Philly women make 89 cents for every dollar men make, new report finds
The report from the Forum of Executive Women showed the pay gap for women of color is even worse.

Women working in Philadelphia continue to make less than their male counterparts, according to a new report from the Forum of Executive Women.
While the gender pay gap in the city narrowed between 2015 and 2024, women in the local workforce still earn on average about 89 cents for every dollar men make, according to the organization’s annual report, citing Philly-specific research from the Economy League of Greater Philadelphia.
And the pay gap is worse for women of color, the report found.

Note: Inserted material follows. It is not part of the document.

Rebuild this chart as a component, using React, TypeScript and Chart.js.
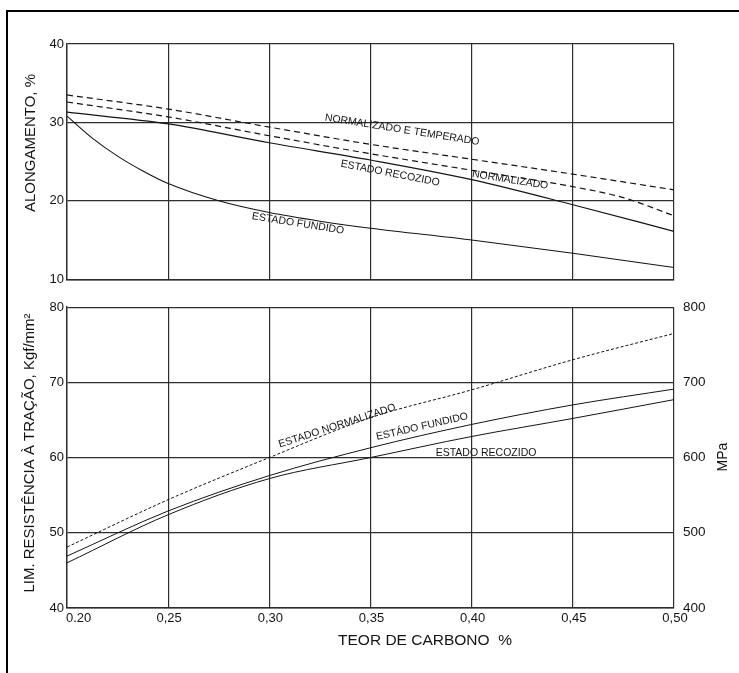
import React, { useEffect, useRef } from "react";
import { Chart, registerables } from "chart.js";

Chart.register(...registerables);

// ---------- data ----------
const xTickValues = [0.2, 0.25, 0.3, 0.35, 0.4, 0.45, 0.5];
const xTickLabels = ["0.20", "0,25", "0,30", "0,35", "0,40", "0,45", "0,50"];

const carbonX = [0.2, 0.25, 0.3, 0.35, 0.4, 0.45, 0.5];

// Top panel: ALONGAMENTO, %
const elongNormTemperado = [33.5, 31.7, 29.4, 27.2, 25.3, 23.4, 21.4];
const elongNormX = [0.2, 0.25, 0.3, 0.35, 0.4, 0.45, 0.475, 0.5];
const elongNormalizado = [32.6, 30.7, 28.3, 26.0, 23.9, 21.8, 20.4, 18.1];
const elongRecozido = [31.3, 29.8, 27.4, 25.2, 22.7, 19.5, 16.1];
const elongFundidoX = [0.2, 0.2125, 0.225, 0.2375, 0.25, 0.275, 0.3, 0.325, 0.35, 0.4, 0.45, 0.5];
const elongFundido = [30.8, 28.0, 25.7, 23.8, 22.2, 20.0, 18.5, 17.4, 16.5, 15.0, 13.3, 11.5];

// Bottom panel: LIM. RESISTÊNCIA À TRAÇÃO, Kgf/mm²
const strengthNormalizado = [48.1, 54.4, 60.0, 65.3, 69.0, 73.0, 76.5];
const strengthFundido = [46.9, 52.9, 57.6, 61.3, 64.4, 67.0, 69.1];
const strengthRecozido = [46.0, 52.4, 57.2, 60.0, 62.8, 65.2, 67.7];

const elongRange = [10, 40];
const strengthRange = [40, 80];
const mpaRange = [400, 800];

// curve labels (anchored in data coordinates)
const topCurveLabels = [
  { text: "NORMALIZADO E TEMPERADO", x: 0.3656, y: 29.05, angle: 9 },
  { text: "ESTADO RECOZIDO", x: 0.3597, y: 23.5, angle: 11 },
  { text: "NORMALIZADO", x: 0.419, y: 22.65, angle: 9 },
  { text: "ESTADO FUNDIDO", x: 0.3142, y: 17.1, angle: 9 },
];
const bottomCurveLabels = [
  { text: "ESTADO NORMALIZADO", x: 0.3335, y: 64.2, angle: -18 },
  { text: "ESTÁDO FUNDIDO", x: 0.3755, y: 64.1, angle: -13 },
  { text: "ESTADO RECOZIDO", x: 0.4071, y: 60.6, angle: 0 },
];

const FONT = "'Liberation Sans', Arial, Helvetica, sans-serif";
const INK = "#141414";
const GRID = "#2e2e2e";

const pts = (xs: number[], ys: number[]) => xs.map((x, i) => ({ x, y: ys[i] }));

type Lbl = { text: string; x: number; y: number; angle: number };
type Title = { text: string; px: number; py: number; rot: number; size: number };

function annotPlugin(id: string, labels: Lbl[], titles: Title[], drawXTicks: boolean) {
  return {
    id,
    afterDraw(chart: any) {
      const ctx = chart.ctx as CanvasRenderingContext2D;
      const xs = chart.scales.x;
      const ys = chart.scales.y;
      ctx.save();
      ctx.fillStyle = INK;
      ctx.font = `10.5px ${FONT}`;
      ctx.textAlign = "center";
      ctx.textBaseline = "middle";
      labels.forEach((l) => {
        const px = xs.getPixelForValue(l.x);
        const py = ys.getPixelForValue(l.y);
        ctx.save();
        ctx.translate(px, py);
        ctx.rotate((l.angle * Math.PI) / 180);
        ctx.fillText(l.text, 0, 0);
        ctx.restore();
      });
      titles.forEach((t) => {
        ctx.save();
        ctx.font = `${t.size}px ${FONT}`;
        ctx.translate(t.px, t.py);
        ctx.rotate((t.rot * Math.PI) / 180);
        ctx.fillText(t.text, 0, 0);
        ctx.restore();
      });
      if (drawXTicks) {
        ctx.font = `13px ${FONT}`;
        const y = chart.chartArea.bottom + 10;
        xTickValues.forEach((v, i) => {
          const px = xs.getPixelForValue(v);
          if (i === 0) {
            ctx.textAlign = "left";
            ctx.fillText(xTickLabels[i], px - 1, y);
          } else {
            ctx.textAlign = "center";
            ctx.fillText(xTickLabels[i], px + 1, y);
          }
        });
      }
      ctx.restore();
    },
  };
}

const xScale = {
  type: "linear" as const,
  min: 0.2,
  max: 0.5,
  ticks: { display: false, stepSize: 0.05 },
  grid: { color: GRID, lineWidth: 1.2, drawTicks: false },
  border: { color: GRID, width: 1.4 },
};

function yScale(range: number[], width: number) {
  return {
    type: "linear" as const,
    position: "left" as const,
    min: range[0],
    max: range[1],
    ticks: {
      stepSize: 10,
      padding: 3,
      color: INK,
      font: { size: 13, family: FONT },
    },
    grid: { color: GRID, lineWidth: 1.2, drawTicks: false },
    border: { color: GRID, width: 1.4 },
    afterFit: (s: any) => {
      s.width = width;
    },
  };
}

const lineDs = (label: string, data: any[], dash: number[], width: number) => ({
  label,
  data,
  borderColor: INK,
  borderWidth: width,
  borderDash: dash,
  pointRadius: 0,
  fill: false,
  cubicInterpolationMode: "monotone" as const,
});

export default function App() {
  const topRef = useRef<HTMLCanvasElement>(null);
  const botRef = useRef<HTMLCanvasElement>(null);

  useEffect(() => {
    const top = new Chart(topRef.current!, {
      type: "line",
      data: {
        datasets: [
          lineDs("Normalizado e temperado", pts(carbonX, elongNormTemperado), [6, 4], 1.2),
          lineDs("Normalizado", pts(elongNormX, elongNormalizado), [6, 4], 1.2),
          lineDs("Estado recozido", pts(carbonX, elongRecozido), [], 1.2),
          lineDs("Estado fundido", pts(elongFundidoX, elongFundido), [], 1.1),
        ],
      },
      options: {
        animation: false,
        responsive: true,
        maintainAspectRatio: false,
        layout: { padding: { top: 44, bottom: 10, left: 0, right: 65 } },
        plugins: { legend: { display: false }, tooltip: { enabled: false } },
        scales: {
          x: xScale,
          y: yScale(elongRange, 67),
        },
      },
      plugins: [
        annotPlugin("topText", topCurveLabels, [
          { text: "ALONGAMENTO, %", px: 31, py: 143, rot: -90, size: 15 },
        ], false),
      ],
    } as any);

    const bot = new Chart(botRef.current!, {
      type: "line",
      data: {
        datasets: [
          lineDs("Estado normalizado", pts(carbonX, strengthNormalizado), [3, 2], 1),
          lineDs("Estado fundido", pts(carbonX, strengthFundido), [], 1),
          lineDs("Estado recozido", pts(carbonX, strengthRecozido), [], 1),
        ],
      },
      options: {
        animation: false,
        responsive: true,
        maintainAspectRatio: false,
        layout: { padding: { top: 11, bottom: 65, left: 0, right: 0 } },
        plugins: { legend: { display: false }, tooltip: { enabled: false } },
        scales: {
          x: xScale,
          y: yScale(strengthRange, 67),
          y2: {
            type: "linear",
            position: "right",
            min: mpaRange[0],
            max: mpaRange[1],
            ticks: {
              stepSize: 100,
              padding: 9,
              color: INK,
              font: { size: 13.5, family: FONT },
            },
            grid: { display: false, drawTicks: false },
            border: { display: false },
            afterFit: (s: any) => {
              s.width = 65;
            },
          },
        },
      },
      plugins: [
        annotPlugin("botText", bottomCurveLabels, [
          { text: "LIM. RESISTÊNCIA À TRAÇÃO, Kgf/mm²", px: 30, py: 163, rot: -90, size: 15 },
          { text: "MPa", px: 723, py: 167, rot: -90, size: 14 },
          { text: "TEOR DE CARBONO  %", px: 425, py: 351, rot: 0, size: 15.5 },
        ], true),
      ],
    } as any);

    return () => {
      top.destroy();
      bot.destroy();
    };
  }, []);

  return (
    <div
      style={{
        position: "fixed",
        left: 0,
        top: 0,
        width: 739,
        height: 673,
        background: "#fff",
        overflow: "hidden",
      }}
    >
      <div style={{ position: "absolute", left: 0, top: 0, width: 739, height: 290 }}>
        <canvas ref={topRef} />
      </div>
      <div style={{ position: "absolute", left: 0, top: 290, width: 739, height: 383 }}>
        <canvas ref={botRef} />
      </div>
      <div style={{ position: "absolute", left: 6, top: 10, width: 733, height: 2, background: "#000" }} />
      <div style={{ position: "absolute", left: 6, top: 10, width: 2, height: 663, background: "#000" }} />
    </div>
  );
}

“Persistent pay gaps do more than reduce annual income,” Meghan Pierce, forum president and CEO, wrote in the report. “They affect lifetime earnings, retirement security, access to capital, business formation, and the generational wealth of women and their families.”
“Pay gaps impact who leads, who invests, and who builds lasting economic power in our region.”
» READ MORE: Philly has a fairly small gender pay gap. It looks like equity, but it’s really low wages.
The gender pay gap is narrower in Philadelphia than the national average, which is roughly the same as it was in 2010. Across the country, women earn on average 81 cents for every dollar made by men, according to data from the Economic Policy Institute, a left-leaning nonprofit think tank.
Because of the gap, working women in the U.S. collectively lose about $1.7 trillion in wages each year, according to the forum report, and each woman loses about $500,000 on average during their career.
While the gender pay gap is smaller in Philadelphia, racial disparities persist.
Compared to non-Hispanic white men, white women in Philadelphia earn 94 cents on the dollar, the report found, while Black women earn 64 cents, and Hispanic and Latina women earn 57 cents.
Women in the city also remain concentrated in lower-earning professions, making up 76% of healthcare workers and 66% of education workers, two sectors where the median annual earnings was below $60,000, according to the report, titled “The Philadelphia Paradox.”
While a pay gap persists for local women at every education level, some industries have narrowed the gap more than others in recent years, the report found: Finance, retail, and real estate saw their gender pay gaps narrow, while the gap widened in arts, utilities, and construction.
When it comes to Philadelphia’s gender pay disparity, the report concluded: “Progress is real, but closing the remaining gap requires addressing the structures that determine who enters higher-paying fields, who advances within them, and who benefits from the systems that shape long-term economic security.”